I’ll hopefully have an update tomorrow.
Update:
The issue turned out to be related to Duplicate Certificates for ForeFront.
Here are a few steps I took to get from Problem to Resolution.
- Enabled verbose logging for User Profile Service in Central Admin
- Looked at the Windows Event logs
- Reset the SharePoint Timer Cache
- Started the User Profile Sync Service on a different Node.
I noticed a few additional things:
In the Event Log, Event ID 234 from “ILM Web Service Configuration”
ILM Certificate could not be created: Cert step 2 could not be created: C:\Program Files\Microsoft Office Servers\14.0\Tools\MakeCert.exe -pe -sr LocalMachine -ss My -a sha1 -n CN=”ForefrontIdentityManager” -sky exchange -pe -in “ForefrontIdentityManager” -ir localmachine -is root
ILM Certificate could not be created: Cert could not be added: C:\Program Files\Microsoft Office Servers\14.0\Tools\CertMgr.exe -add -r LocalMachine -s My -c -n “ForefrontIdentityManager” -r LocalMachine -s TrustedPeople
I also noticed that the UPS Sync worked just fine on the other node, so that was good news.

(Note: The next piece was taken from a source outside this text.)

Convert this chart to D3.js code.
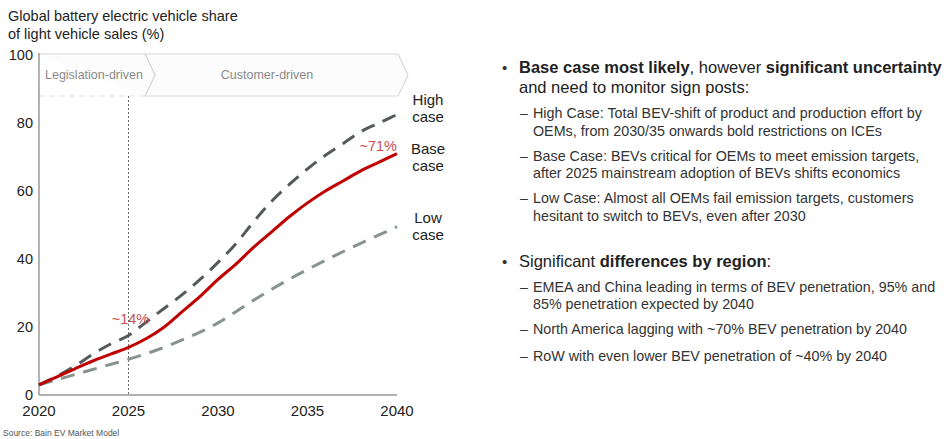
<!DOCTYPE html>
<html>
<head>
<meta charset="utf-8">
<script src="https://cdn.jsdelivr.net/npm/d3@7"></script>
<style>
  body { margin: 0; background: #fff; }
  svg { display: block; font-family: Arial, "Liberation Sans", sans-serif; }
</style>
</head>
<body>
<div id="chart"></div>
<script>
// 年份與三種情境（%）
var years = d3.range(2020, 2041);
var highCase = [3, 5.5, 8.5, 12, 15, 17.5, 21.5, 25.5, 29.5, 34, 39, 44.5, 51, 57, 62, 66.5, 70.5, 74, 77.5, 80, 82.5];
var baseCase = [3, 5.3, 7.7, 10, 12, 14, 16.6, 20, 24.5, 29, 34, 38.5, 43.5, 48, 52.5, 56.5, 60, 63, 66, 68.5, 71];
var lowCase  = [3, 4.5, 6, 7.5, 9, 10.5, 12.2, 14, 16.2, 18.5, 21.2, 24.5, 27.9, 31.1, 34.1, 36.9, 39.6, 42.2, 44.7, 47.1, 49.5];

var xTicks = [2020, 2025, 2030, 2035, 2040];
var yTicks = [0, 20, 40, 60, 80, 100];
var phases = ["Legislation-driven", "Customer-driven"];
var phaseBreak = 2026.2;

var bullets = [
  { parts: [["Base case most likely", true], [", however ", false], ["significant uncertainty", true]],
    cont: "and need to monitor sign posts:",
    subs: [
      ["High Case: Total BEV-shift of product and production effort by", "OEMs, from 2030/35 onwards bold restrictions on ICEs"],
      ["Base Case: BEVs critical for OEMs to meet emission targets,", "after 2025 mainstream adoption of BEVs shifts economics"],
      ["Low Case: Almost all OEMs fail emission targets, customers", "hesitant to switch to BEVs, even after 2030"]
    ] },
  { parts: [["Significant ", false], ["differences by region", true], [":", false]],
    cont: null,
    subs: [
      ["EMEA and China leading in terms of BEV penetration, 95% and", "85% penetration expected by 2040"],
      ["North America lagging with ~70% BEV penetration by 2040"],
      ["RoW with even lower BEV penetration of ~40% by 2040"]
    ] }
];

var width = 947, height = 439;
var svg = d3.select("#chart").append("svg")
  .attr("width", width).attr("height", height);

var x = d3.scaleLinear().domain([2020, 2040]).range([39, 397]);
var y = d3.scaleLinear().domain([0, 100]).range([395, 55]);

// 標題
svg.append("text").attr("x", 8).attr("y", 21).attr("font-size", 14.5).attr("fill", "#222")
  .text("Global battery electric vehicle share");
svg.append("text").attr("x", 8).attr("y", 39).attr("font-size", 14.5).attr("fill", "#222")
  .text("of light vehicle sales (%)");

// 階段箭頭
var boxTop = y(100) - 1, boxBot = 96, boxMid = (boxTop + boxBot) / 2, tip = 10;
var b1 = x(phaseBreak) - 5;
var b2 = x(2040) + 1;
svg.append("path")
  .attr("d", "M" + b1 + "," + boxTop + " L" + b2 + "," + boxTop + " L" + (b2 + tip) + "," + boxMid +
             " L" + b2 + "," + boxBot + " L" + b1 + "," + boxBot + " L" + (b1 + tip) + "," + boxMid + " Z")
  .attr("fill", "#fcfcfc").attr("stroke", "#d8d8d8").attr("stroke-width", 1.2);
svg.append("path")
  .attr("d", "M" + x(2020) + "," + boxTop + " L" + b1 + "," + boxTop + " L" + (b1 + tip) + "," + boxMid +
             " L" + b1 + "," + boxBot)
  .attr("fill", "#fcfcfc").attr("stroke", "#d8d8d8").attr("stroke-width", 1.2);
svg.append("line").attr("x1", x(2020)).attr("x2", b1).attr("y1", boxBot).attr("y2", boxBot)
  .attr("stroke", "#e2e2e2").attr("stroke-width", 1).attr("stroke-dasharray", "6,4");
svg.append("text").attr("x", (x(2020) + b1) / 2 + 2).attr("y", boxMid + 4)
  .attr("text-anchor", "middle").attr("font-size", 12.5).attr("fill", "#8a8a8a").text(phases[0]);
svg.append("text").attr("x", 267).attr("y", boxMid + 4)
  .attr("text-anchor", "middle").attr("font-size", 12.5).attr("fill", "#8a8a8a").text(phases[1]);

// 軸
svg.append("line").attr("x1", x(2020)).attr("x2", x(2020)).attr("y1", y(100) - 2).attr("y2", y(0))
  .attr("stroke", "#999").attr("stroke-width", 1.5);
svg.append("line").attr("x1", x(2020)).attr("x2", x(2040)).attr("y1", y(0)).attr("y2", y(0))
  .attr("stroke", "#999").attr("stroke-width", 1.5);

svg.selectAll(".ytick").data(yTicks).enter().append("text")
  .attr("x", 33).attr("y", function(d){ return y(d) + 5; })
  .attr("text-anchor", "end").attr("font-size", 14.5).attr("fill", "#222")
  .text(function(d){ return d; });
svg.selectAll(".xtick").data(xTicks).enter().append("text")
  .attr("x", function(d){ return x(d); }).attr("y", 416)
  .attr("text-anchor", "middle").attr("font-size", 15).attr("fill", "#222")
  .text(function(d){ return d; });

// 2025 虛線
svg.append("line").attr("x1", x(2025)).attr("x2", x(2025)).attr("y1", boxBot).attr("y2", y(0))
  .attr("stroke", "#444").attr("stroke-width", 0.8).attr("stroke-dasharray", "2,2");

// 曲線
var line = d3.line()
  .x(function(d, i){ return x(years[i]); })
  .y(function(d){ return y(d); })
  .curve(d3.curveCatmullRom.alpha(0.5));

svg.append("path").datum(lowCase).attr("d", line).attr("fill", "none")
  .attr("stroke", "#879390").attr("stroke-width", 3).attr("stroke-dasharray", "14,9");
svg.append("path").datum(highCase).attr("d", line).attr("fill", "none")
  .attr("stroke", "#545a5a").attr("stroke-width", 3).attr("stroke-dasharray", "14,9");
svg.append("path").datum(baseCase).attr("d", line).attr("fill", "none")
  .attr("stroke", "#c00000").attr("stroke-width", 3);

// 標註
svg.append("text").attr("x", x(2025) + 2).attr("y", 324)
  .attr("text-anchor", "middle").attr("font-size", 14.5).attr("fill", "#c9514f").text("~14%");
svg.append("text").attr("x", x(2040)).attr("y", y(baseCase[20]) - 3)
  .attr("text-anchor", "end").attr("font-size", 14.5).attr("fill", "#c9514f").text("~71%");

var caseLabels = [["High", "case", 100], ["Base", "case", 149], ["Low", "case", 218]];
caseLabels.forEach(function(c){
  var t = svg.append("text").attr("x", 428).attr("y", c[2] + 5)
    .attr("text-anchor", "middle").attr("font-size", 15).attr("fill", "#222");
  t.append("tspan").attr("x", 428).text(c[0]);
  t.append("tspan").attr("x", 428).attr("dy", 17).text(c[1]);
});

// 資料來源
svg.append("text").attr("x", 3).attr("y", 436).attr("font-size", 8.5).attr("fill", "#555")
  .text("Source: Bain EV Market Model");

// 右側文字
var bx = 502, tx = 519, sdx = 520, stx = 533;
var yPos = 73;
bullets.forEach(function(b, bi){
  if (bi > 0) yPos += 28;
  svg.append("text").attr("x", bx).attr("y", yPos).attr("font-size", 15).attr("fill", "#333").text("•");
  var t = svg.append("text").attr("x", tx).attr("y", yPos).attr("font-size", 16.5).attr("fill", "#222");
  b.parts.forEach(function(p){
    t.append("tspan").attr("font-weight", p[1] ? "bold" : "normal").text(p[0]);
  });
  if (b.cont) {
    yPos += 20;
    svg.append("text").attr("x", tx).attr("y", yPos).attr("font-size", 16.5).attr("fill", "#222").text(b.cont);
  }
  b.subs.forEach(function(s, si){
    yPos += (si === 2 && bi === 1) ? 27 : 25;
    svg.append("text").attr("x", sdx).attr("y", yPos).attr("font-size", 14).attr("fill", "#333").text("–");
    s.forEach(function(ln, li){
      if (li > 0) yPos += 17.5;
      svg.append("text").attr("x", stx).attr("y", yPos).attr("font-size", 14.3).attr("fill", "#333").text(ln);
    });
  });
  yPos += 18;
});
</script>
</body>
</html>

MS had suggested that the FIM certs might have been messed up so I looked at certificates on both the working and non-working systems
What I found was that the Non-working system had more than one certificate.
MS said it was safe to delete all the forefront certs so that’s what I did, but it still didn’t work.
As it turned out, there was more than one place the certificates
The FIM certificates were found in two locations:
- Certificates (Local Computer) -> Personal -> Certificates -> ForefrontIdentityManager
- Certificates (Local Computer) -> Trusted Root Authority -> Certificates -> ForeFrontIdentityManager
I had deleted the ones from Personal, but not the Trusted Root Authority
http://www.cleverworkarounds.com/2010/08/15/more-user-profile-sync-in-sp2010-certificate-provisioning-issues/ Does a great job explaining the certificates so no need to rehash it here.
So in summary, Extra ForeFront certificates in the certificate store were the reason I couldn’t start the User Profile Sync Service.